Two other films I saw at Sundance that echoed this experience of feeling watched and unduly judged by a white society managed to avoid ringing hollow (or familiar) in their depictions. The feverish, bonkers satire from first-time director Boots Riley (lead vocalist of hip-hop group the Coup), Sorry to Bother You, tells the story of Cassius (Lakeith Stanfield), a telemarketer who makes his way to the top of the corporate ladder by using his “white voice” to lure customers and impress his bosses. And Hamilton’s Daveed Diggs co-wrote and co-stars in the buddy comedy-drama Blindspotting, playing Collin, an ex-con who’s trying his best to make it through his last three days on probation without a hitch—which proves difficult thanks in no small part to his troublemaking (and white) best friend Miles (co-writer Rafael Casal).
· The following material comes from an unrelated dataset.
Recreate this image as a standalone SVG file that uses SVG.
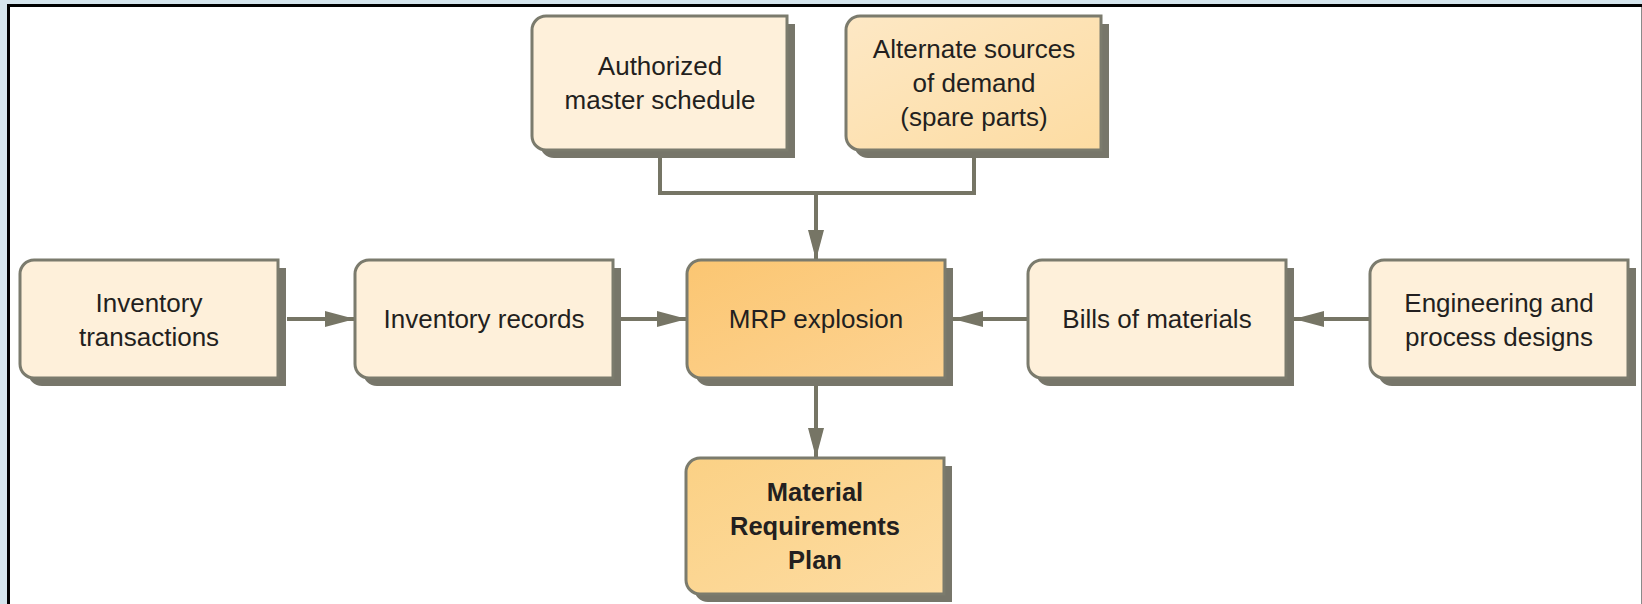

Neither of these films is perfect, and they occasionally go off the rails. But their black male protagonists always feel like whole characters whose pressures of having to perform for the white people around them feel true, even under the most exaggerated of circumstances.

Lakeith Stanfield and a female co-star in Sorry to Bother You.
Sorry to Bother You. Sundance Institute

As with Martin McDonagh’s tone-deaf Three Billboards, it’s hard not to imagine that Silva’s disconnect with Tyrel stems largely from having grown up outside of America. (He’s lived in New York for the past 16 years.) Silva told us that many people warned him not to make the movie because he isn’t black, which is not in itself a reason not to make a film, though it should always give a filmmaker pause. (John Sayles’ The Brother From Another Planet is an example of a white director making a thoughtful commentary on a black experience.) And I believe him when he said that he himself understands what it means to feel alienated.

Yet when Silva saw the beach scene play out from afar, he was trying to empathize with that person—this is not inherently a bad thing; it’s something that people from marginalized groups, black or otherwise, encourage of those who are in more advantageous positions all the time. He clearly was aware—perhaps because of the Black Lives Matter movement, the media, or even shows like Black-ish—of double consciousness, and sought to express that through Tyrel. But projecting in this case leads, I think, to empty empathy, like a well-meaning white teacher at a school in a troubled neighborhood expressing pity for her students’ circumstances, while also assuming that everyone in their families is a single parent and/or a gangbanger. You can honestly want to expose and challenge the moral decay that is American racism and still be unable to fully process and convey black humanity.